_To be done_
Every record below should be transcribed exactly. Omit the images.

[Rows from a dataset of charts and code]
## Begin

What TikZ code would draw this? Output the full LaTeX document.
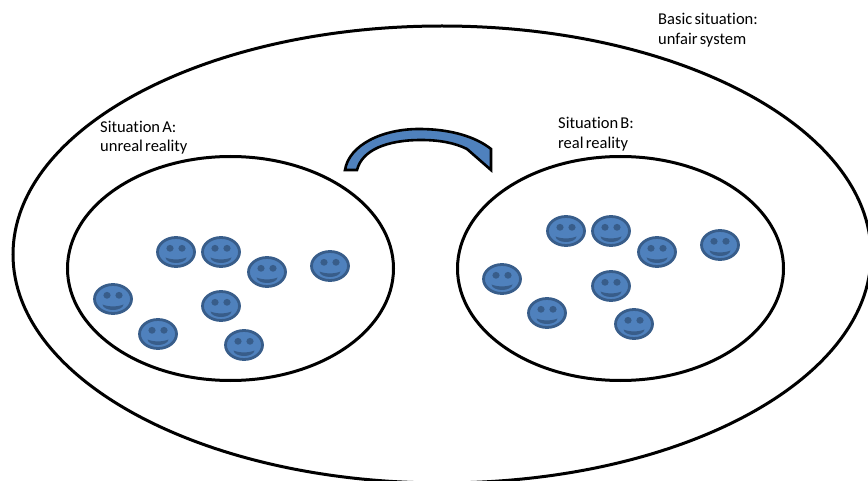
\documentclass[tikz,border=0pt]{standalone}
\usepackage{fontspec}
\setmainfont[RawFeature={-liga},WordSpace=0.6]{Carlito}
\usetikzlibrary{shapes.geometric}
\definecolor{smfill}{HTML}{4F81BD}
\definecolor{smline}{HTML}{385D8A}
\tikzset{
  region/.style={draw=black,line width=3pt,fill=none},
  lbl/.style={anchor=base west,inner sep=0pt,font=\fontsize{16.5}{19}\selectfont},
  arrowshape/.style={draw=black,line width=2.6pt,fill=smfill,line join=miter},
  smiley/.pic={
    \draw[draw=smline,line width=2.8pt,fill=smfill] (0,0) ellipse [x radius=18.5,y radius=14.5];
    \fill[smline] (-6,-3.7) ellipse [x radius=3.6,y radius=3.4];
    \fill[smline] (6,-3.7) ellipse [x radius=3.6,y radius=3.4];
    \fill[smline] (-10.5,5.5) .. controls (-5,8) and (5,8) .. (10.5,5.5)
       .. controls (10,9) and (5,11) .. (0,11) .. controls (-5,11) and (-10,9) .. (-10.5,5.5) -- cycle;
  }
}
\begin{document}
\begin{tikzpicture}[x=1pt,y=-1pt]
\useasboundingbox (0,0) rectangle (868,481);
\draw[region] (442,254.5) ellipse [x radius=429,y radius=228.5];
\draw[region] (230.5,268.5) ellipse [x radius=163,y radius=112];
\draw[region] (620.5,268.5) ellipse [x radius=163,y radius=112];
\draw[arrowshape] (345,170) .. controls (349,145) and (382,129) .. (419,129)
  .. controls (451,129) and (476,137) .. (491,149) -- (491,170) -- (467,149)
  .. controls (455,143) and (440,140) .. (421,140)
  .. controls (387,140) and (362,150) .. (357,170) -- cycle;
\foreach \p/\q in {176/252,221/252,267/272,330/266,113/299,221/306,158/334,244/345,
                   566/231,611/231,657/252,720/245,502/279,611/286,547/313,634/324}
  \pic at (\p,\q) {smiley};
\node[lbl] (basic1) at (658,25) {Basic situation:};
\node[lbl] (basic2) at (658,45) {unfair system};
\node[lbl] (a1) at (100,133) {Situation A:};
\node[lbl] (a2) at (100,152) {unreal reality};
\node[lbl] (b1) at (558,129) {Situation B:};
\node[lbl] (b2) at (558,149) {real reality};
\end{tikzpicture}
\end{document}
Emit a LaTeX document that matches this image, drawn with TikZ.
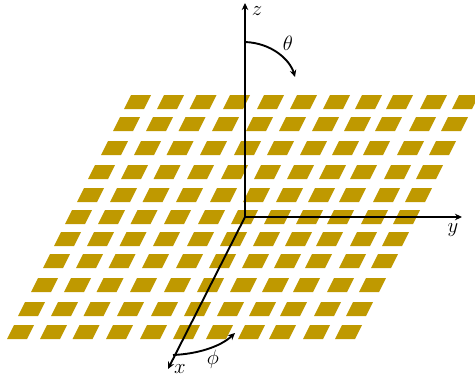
\documentclass[tikz,border=0pt]{standalone}
\usepackage{amsmath}
\usetikzlibrary{arrows.meta}
\definecolor{patchgold}{RGB}{191,153,0}

\begin{document}
\begin{tikzpicture}[
  x=1pt, y=-1pt,
  >={Stealth[length=7pt,width=6.5pt]},
  axis/.style={draw=black, line width=1.9pt, ->},
  patch/.style={fill=patchgold, draw=none},
  axlabel/.style={inner sep=0pt, font=\fontsize{20.74}{23}\selectfont}
]
  \useasboundingbox (0,0) rectangle (475,380);

  % Fila de parches: izquierda inferior y base de cada fila
  \foreach \rowx/\rowy in {124/109, 113/131, 101/155, 88/179, 77/202, 65/224, 54/246, 43/268, 31/292, 18/316, 7/339} {
    \foreach \colx in {0,33,65.5,99,133,166,199,231,262,296,328} {
      \fill[patch] (\rowx+\colx,\rowy) -- ++(20,0) -- ++(7,-14) -- ++(-20,0) -- cycle;
    }
  }

  % Ejes
  \coordinate (origin) at (245,217);
  \coordinate (ztip) at (245,3);
  \coordinate (ytip) at (462,217);
  \coordinate (xtip) at (168,369);
  \draw[axis] (origin) -- (ztip);
  \draw[axis] (origin) -- (ytip);
  \draw[axis] (origin) -- (xtip);

  % Arcos de angulos
  \coordinate (thetastart) at (245,42);
  \coordinate (thetaend) at (295,77);
  \coordinate (phistart) at (173,355);
  \coordinate (phiend) at (235,333);
  \draw[axis] (thetastart) .. controls (272,43) and (290,60) .. (thetaend);
  \draw[axis] (phistart) .. controls (197,354) and (220,347) .. (phiend);

  % Etiquetas
  \node[axlabel] (zlabel) at (257,11) {$z$};
  \node[axlabel] (ylabel) at (453,230) {$y$};
  \node[axlabel] (xlabel) at (180,369) {$x$};
  \node[axlabel] (thetalabel) at (288,43) {$\theta$};
  \node[axlabel] (philabel) at (213,359) {$\phi$};
\end{tikzpicture}
\end{document}
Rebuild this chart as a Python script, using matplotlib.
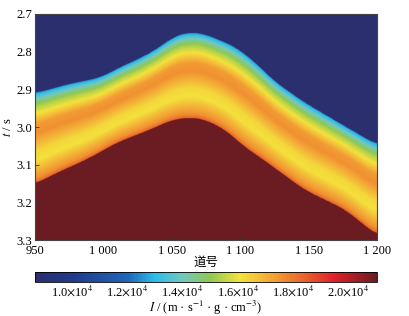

## End

_Final answer_
What TikZ code would draw this? Output the full LaTeX document.
\documentclass[tikz,border=0pt]{standalone}
\usepackage{fontspec}
\setmainfont[RawFeature={-liga},WordSpace=0.6]{Carlito}
\usetikzlibrary{shapes.geometric}
\definecolor{smfill}{HTML}{4F81BD}
\definecolor{smline}{HTML}{385D8A}
\tikzset{
  region/.style={draw=black,line width=3pt,fill=none},
  lbl/.style={anchor=base west,inner sep=0pt,font=\fontsize{16.5}{19}\selectfont},
  arrowshape/.style={draw=black,line width=2.6pt,fill=smfill,line join=miter},
  smiley/.pic={
    \draw[draw=smline,line width=2.8pt,fill=smfill] (0,0) ellipse [x radius=18.5,y radius=14.5];
    \fill[smline] (-6,-3.7) ellipse [x radius=3.6,y radius=3.4];
    \fill[smline] (6,-3.7) ellipse [x radius=3.6,y radius=3.4];
    \fill[smline] (-10.5,5.5) .. controls (-5,8) and (5,8) .. (10.5,5.5)
       .. controls (10,9) and (5,11) .. (0,11) .. controls (-5,11) and (-10,9) .. (-10.5,5.5) -- cycle;
  }
}
\begin{document}
\begin{tikzpicture}[x=1pt,y=-1pt]
\useasboundingbox (0,0) rectangle (868,481);
\draw[region] (442,254.5) ellipse [x radius=429,y radius=228.5];
\draw[region] (230.5,268.5) ellipse [x radius=163,y radius=112];
\draw[region] (620.5,268.5) ellipse [x radius=163,y radius=112];
\draw[arrowshape] (345,170) .. controls (349,145) and (382,129) .. (419,129)
  .. controls (451,129) and (476,137) .. (491,149) -- (491,170) -- (467,149)
  .. controls (455,143) and (440,140) .. (421,140)
  .. controls (387,140) and (362,150) .. (357,170) -- cycle;
\foreach \p/\q in {176/252,221/252,267/272,330/266,113/299,221/306,158/334,244/345,
                   566/231,611/231,657/252,720/245,502/279,611/286,547/313,634/324}
  \pic at (\p,\q) {smiley};
\node[lbl] (basic1) at (658,25) {Basic situation:};
\node[lbl] (basic2) at (658,45) {unfair system};
\node[lbl] (a1) at (100,133) {Situation A:};
\node[lbl] (a2) at (100,152) {unreal reality};
\node[lbl] (b1) at (558,129) {Situation B:};
\node[lbl] (b2) at (558,149) {real reality};
\end{tikzpicture}
\end{document}
Emit a LaTeX document that matches this image, drawn with TikZ.
\documentclass[tikz,border=0pt]{standalone}
\usepackage{amsmath}
\usetikzlibrary{arrows.meta}
\definecolor{patchgold}{RGB}{191,153,0}

\begin{document}
\begin{tikzpicture}[
  x=1pt, y=-1pt,
  >={Stealth[length=7pt,width=6.5pt]},
  axis/.style={draw=black, line width=1.9pt, ->},
  patch/.style={fill=patchgold, draw=none},
  axlabel/.style={inner sep=0pt, font=\fontsize{20.74}{23}\selectfont}
]
  \useasboundingbox (0,0) rectangle (475,380);

  % Fila de parches: izquierda inferior y base de cada fila
  \foreach \rowx/\rowy in {124/109, 113/131, 101/155, 88/179, 77/202, 65/224, 54/246, 43/268, 31/292, 18/316, 7/339} {
    \foreach \colx in {0,33,65.5,99,133,166,199,231,262,296,328} {
      \fill[patch] (\rowx+\colx,\rowy) -- ++(20,0) -- ++(7,-14) -- ++(-20,0) -- cycle;
    }
  }

  % Ejes
  \coordinate (origin) at (245,217);
  \coordinate (ztip) at (245,3);
  \coordinate (ytip) at (462,217);
  \coordinate (xtip) at (168,369);
  \draw[axis] (origin) -- (ztip);
  \draw[axis] (origin) -- (ytip);
  \draw[axis] (origin) -- (xtip);

  % Arcos de angulos
  \coordinate (thetastart) at (245,42);
  \coordinate (thetaend) at (295,77);
  \coordinate (phistart) at (173,355);
  \coordinate (phiend) at (235,333);
  \draw[axis] (thetastart) .. controls (272,43) and (290,60) .. (thetaend);
  \draw[axis] (phistart) .. controls (197,354) and (220,347) .. (phiend);

  % Etiquetas
  \node[axlabel] (zlabel) at (257,11) {$z$};
  \node[axlabel] (ylabel) at (453,230) {$y$};
  \node[axlabel] (xlabel) at (180,369) {$x$};
  \node[axlabel] (thetalabel) at (288,43) {$\theta$};
  \node[axlabel] (philabel) at (213,359) {$\phi$};
\end{tikzpicture}
\end{document}
Rebuild this chart as a Python script, using matplotlib.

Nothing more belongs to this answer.